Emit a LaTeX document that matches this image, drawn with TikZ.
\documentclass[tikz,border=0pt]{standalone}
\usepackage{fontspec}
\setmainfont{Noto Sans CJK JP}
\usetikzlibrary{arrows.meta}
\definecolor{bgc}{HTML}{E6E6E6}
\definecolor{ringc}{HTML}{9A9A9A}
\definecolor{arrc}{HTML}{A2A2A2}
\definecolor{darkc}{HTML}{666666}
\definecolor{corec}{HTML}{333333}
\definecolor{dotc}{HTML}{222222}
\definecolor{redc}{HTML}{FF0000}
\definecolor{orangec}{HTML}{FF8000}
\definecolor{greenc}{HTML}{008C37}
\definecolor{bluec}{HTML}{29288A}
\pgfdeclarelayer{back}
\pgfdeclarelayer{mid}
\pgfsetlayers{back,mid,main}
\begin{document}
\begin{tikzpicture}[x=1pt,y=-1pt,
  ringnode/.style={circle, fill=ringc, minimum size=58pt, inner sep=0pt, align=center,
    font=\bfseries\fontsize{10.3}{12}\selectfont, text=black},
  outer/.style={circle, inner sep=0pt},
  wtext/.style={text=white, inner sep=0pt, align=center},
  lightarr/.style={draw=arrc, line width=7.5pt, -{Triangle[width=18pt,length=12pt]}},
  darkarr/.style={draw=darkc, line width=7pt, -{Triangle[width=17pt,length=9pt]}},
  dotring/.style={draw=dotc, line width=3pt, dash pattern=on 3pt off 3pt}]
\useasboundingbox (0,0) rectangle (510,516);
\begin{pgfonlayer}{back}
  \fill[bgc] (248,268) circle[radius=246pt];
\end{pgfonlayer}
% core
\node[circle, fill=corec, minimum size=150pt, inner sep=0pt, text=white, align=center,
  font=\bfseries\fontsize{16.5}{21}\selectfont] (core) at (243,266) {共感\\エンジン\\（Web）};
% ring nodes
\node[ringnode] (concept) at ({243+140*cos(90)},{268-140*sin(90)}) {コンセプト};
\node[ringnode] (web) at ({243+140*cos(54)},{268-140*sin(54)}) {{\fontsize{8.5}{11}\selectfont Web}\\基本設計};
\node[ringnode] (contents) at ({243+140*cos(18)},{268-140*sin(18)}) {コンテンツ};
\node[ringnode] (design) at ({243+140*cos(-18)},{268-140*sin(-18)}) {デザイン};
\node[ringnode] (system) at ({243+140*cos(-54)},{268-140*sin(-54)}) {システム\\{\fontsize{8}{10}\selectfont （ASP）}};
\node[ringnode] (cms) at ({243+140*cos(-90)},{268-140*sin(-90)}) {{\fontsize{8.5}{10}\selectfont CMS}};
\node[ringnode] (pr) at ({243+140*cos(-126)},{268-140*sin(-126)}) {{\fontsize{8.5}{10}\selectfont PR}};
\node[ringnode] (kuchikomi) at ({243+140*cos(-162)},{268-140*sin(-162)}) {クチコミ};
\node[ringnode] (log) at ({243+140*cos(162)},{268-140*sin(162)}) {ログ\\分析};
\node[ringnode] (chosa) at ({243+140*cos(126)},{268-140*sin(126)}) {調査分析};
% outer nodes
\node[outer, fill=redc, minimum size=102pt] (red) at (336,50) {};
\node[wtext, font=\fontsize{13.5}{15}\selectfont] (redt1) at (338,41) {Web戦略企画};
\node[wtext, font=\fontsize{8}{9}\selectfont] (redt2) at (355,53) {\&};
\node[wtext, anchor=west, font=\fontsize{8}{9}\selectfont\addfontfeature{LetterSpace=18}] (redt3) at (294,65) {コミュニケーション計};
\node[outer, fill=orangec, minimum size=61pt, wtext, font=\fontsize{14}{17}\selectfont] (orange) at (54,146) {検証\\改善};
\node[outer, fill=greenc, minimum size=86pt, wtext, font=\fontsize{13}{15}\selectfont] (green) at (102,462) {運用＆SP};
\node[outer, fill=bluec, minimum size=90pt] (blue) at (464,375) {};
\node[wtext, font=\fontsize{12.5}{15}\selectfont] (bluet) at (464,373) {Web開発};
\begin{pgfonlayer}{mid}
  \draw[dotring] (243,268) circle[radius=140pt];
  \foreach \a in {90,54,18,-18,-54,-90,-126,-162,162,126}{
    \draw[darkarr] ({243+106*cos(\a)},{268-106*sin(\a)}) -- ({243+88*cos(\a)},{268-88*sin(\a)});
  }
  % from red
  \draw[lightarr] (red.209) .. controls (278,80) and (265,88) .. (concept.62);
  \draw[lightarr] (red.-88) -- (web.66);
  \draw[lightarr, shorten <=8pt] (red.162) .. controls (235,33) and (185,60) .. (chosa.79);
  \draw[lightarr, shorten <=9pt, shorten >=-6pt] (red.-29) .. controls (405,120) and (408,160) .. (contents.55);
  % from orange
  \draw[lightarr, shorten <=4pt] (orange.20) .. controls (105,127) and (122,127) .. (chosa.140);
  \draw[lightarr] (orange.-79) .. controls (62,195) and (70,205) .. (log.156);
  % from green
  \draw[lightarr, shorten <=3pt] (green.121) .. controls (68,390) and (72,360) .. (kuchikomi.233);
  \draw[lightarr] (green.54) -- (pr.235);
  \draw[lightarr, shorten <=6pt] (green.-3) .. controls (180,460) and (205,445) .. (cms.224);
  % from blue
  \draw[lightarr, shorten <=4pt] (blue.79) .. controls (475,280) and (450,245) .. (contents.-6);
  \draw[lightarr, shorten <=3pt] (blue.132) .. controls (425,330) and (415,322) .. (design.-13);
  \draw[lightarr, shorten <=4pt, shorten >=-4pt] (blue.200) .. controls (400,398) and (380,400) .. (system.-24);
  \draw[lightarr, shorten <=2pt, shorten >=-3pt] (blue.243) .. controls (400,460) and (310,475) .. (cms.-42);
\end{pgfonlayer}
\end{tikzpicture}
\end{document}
....
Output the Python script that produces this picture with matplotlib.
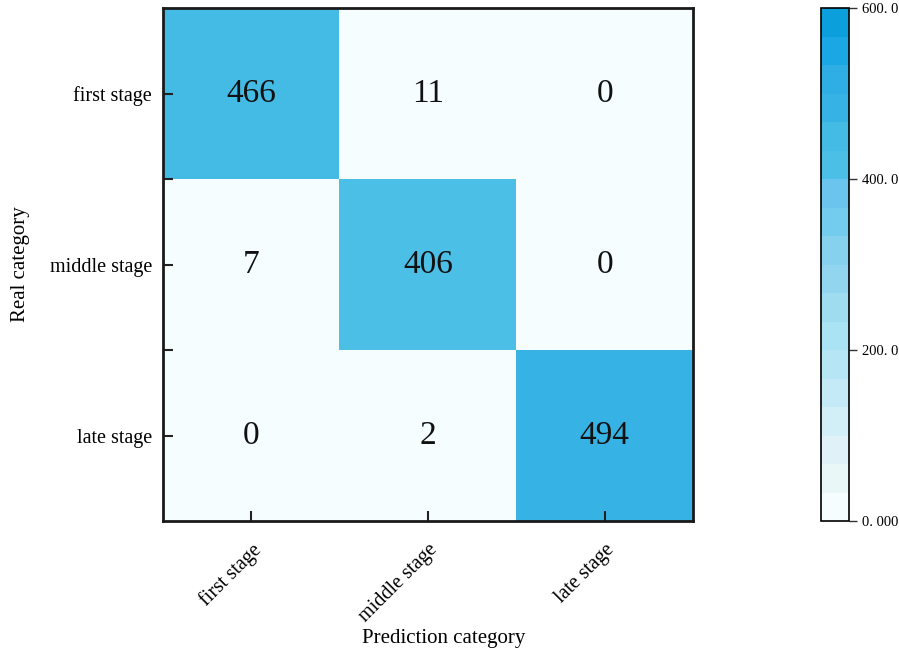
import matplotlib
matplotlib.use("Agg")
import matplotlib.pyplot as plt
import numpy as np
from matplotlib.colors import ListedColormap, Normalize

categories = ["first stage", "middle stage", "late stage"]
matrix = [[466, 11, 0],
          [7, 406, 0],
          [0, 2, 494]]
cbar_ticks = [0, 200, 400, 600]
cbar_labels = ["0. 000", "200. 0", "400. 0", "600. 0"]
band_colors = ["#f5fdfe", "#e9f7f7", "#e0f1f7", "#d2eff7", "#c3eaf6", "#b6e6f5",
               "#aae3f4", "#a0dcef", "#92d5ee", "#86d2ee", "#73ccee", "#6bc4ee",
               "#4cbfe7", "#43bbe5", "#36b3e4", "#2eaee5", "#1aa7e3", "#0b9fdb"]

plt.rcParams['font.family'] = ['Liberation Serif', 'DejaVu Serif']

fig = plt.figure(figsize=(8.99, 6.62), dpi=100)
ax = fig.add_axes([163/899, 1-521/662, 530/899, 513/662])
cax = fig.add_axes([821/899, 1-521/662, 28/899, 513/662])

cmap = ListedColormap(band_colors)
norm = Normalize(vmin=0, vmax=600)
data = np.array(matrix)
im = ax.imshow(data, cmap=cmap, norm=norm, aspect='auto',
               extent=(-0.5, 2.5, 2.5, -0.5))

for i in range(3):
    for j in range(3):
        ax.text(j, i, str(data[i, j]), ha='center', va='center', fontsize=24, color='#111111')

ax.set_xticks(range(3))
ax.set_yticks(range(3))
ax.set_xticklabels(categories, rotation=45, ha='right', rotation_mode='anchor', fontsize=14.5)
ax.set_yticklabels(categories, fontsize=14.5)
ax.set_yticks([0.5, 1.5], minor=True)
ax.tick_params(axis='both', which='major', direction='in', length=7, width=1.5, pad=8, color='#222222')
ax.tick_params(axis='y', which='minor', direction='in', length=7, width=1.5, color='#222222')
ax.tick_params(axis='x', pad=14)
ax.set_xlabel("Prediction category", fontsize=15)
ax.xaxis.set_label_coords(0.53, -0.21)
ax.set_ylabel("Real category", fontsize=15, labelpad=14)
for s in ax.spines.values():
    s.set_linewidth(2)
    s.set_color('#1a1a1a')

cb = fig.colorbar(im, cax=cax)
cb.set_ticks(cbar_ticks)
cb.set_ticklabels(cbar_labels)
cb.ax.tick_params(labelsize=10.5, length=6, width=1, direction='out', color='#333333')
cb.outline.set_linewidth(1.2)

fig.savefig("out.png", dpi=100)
....
- _Exercise requirements_:
Using the data above, set down each line from the line with "Output the Python" to the line with "va='center', fontsize=24, color='#111111')" exactly, both ends included, and leave the pictures behind. Nothing else belongs.

- _The response_:
Output the Python script that produces this picture with matplotlib.
import matplotlib
matplotlib.use("Agg")
import matplotlib.pyplot as plt
import numpy as np
from matplotlib.colors import ListedColormap, Normalize

categories = ["first stage", "middle stage", "late stage"]
matrix = [[466, 11, 0],
          [7, 406, 0],
          [0, 2, 494]]
cbar_ticks = [0, 200, 400, 600]
cbar_labels = ["0. 000", "200. 0", "400. 0", "600. 0"]
band_colors = ["#f5fdfe", "#e9f7f7", "#e0f1f7", "#d2eff7", "#c3eaf6", "#b6e6f5",
               "#aae3f4", "#a0dcef", "#92d5ee", "#86d2ee", "#73ccee", "#6bc4ee",
               "#4cbfe7", "#43bbe5", "#36b3e4", "#2eaee5", "#1aa7e3", "#0b9fdb"]

plt.rcParams['font.family'] = ['Liberation Serif', 'DejaVu Serif']

fig = plt.figure(figsize=(8.99, 6.62), dpi=100)
ax = fig.add_axes([163/899, 1-521/662, 530/899, 513/662])
cax = fig.add_axes([821/899, 1-521/662, 28/899, 513/662])

cmap = ListedColormap(band_colors)
norm = Normalize(vmin=0, vmax=600)
data = np.array(matrix)
im = ax.imshow(data, cmap=cmap, norm=norm, aspect='auto',
               extent=(-0.5, 2.5, 2.5, -0.5))

for i in range(3):
    for j in range(3):
        ax.text(j, i, str(data[i, j]), ha='center', va='center', fontsize=24, color='#111111')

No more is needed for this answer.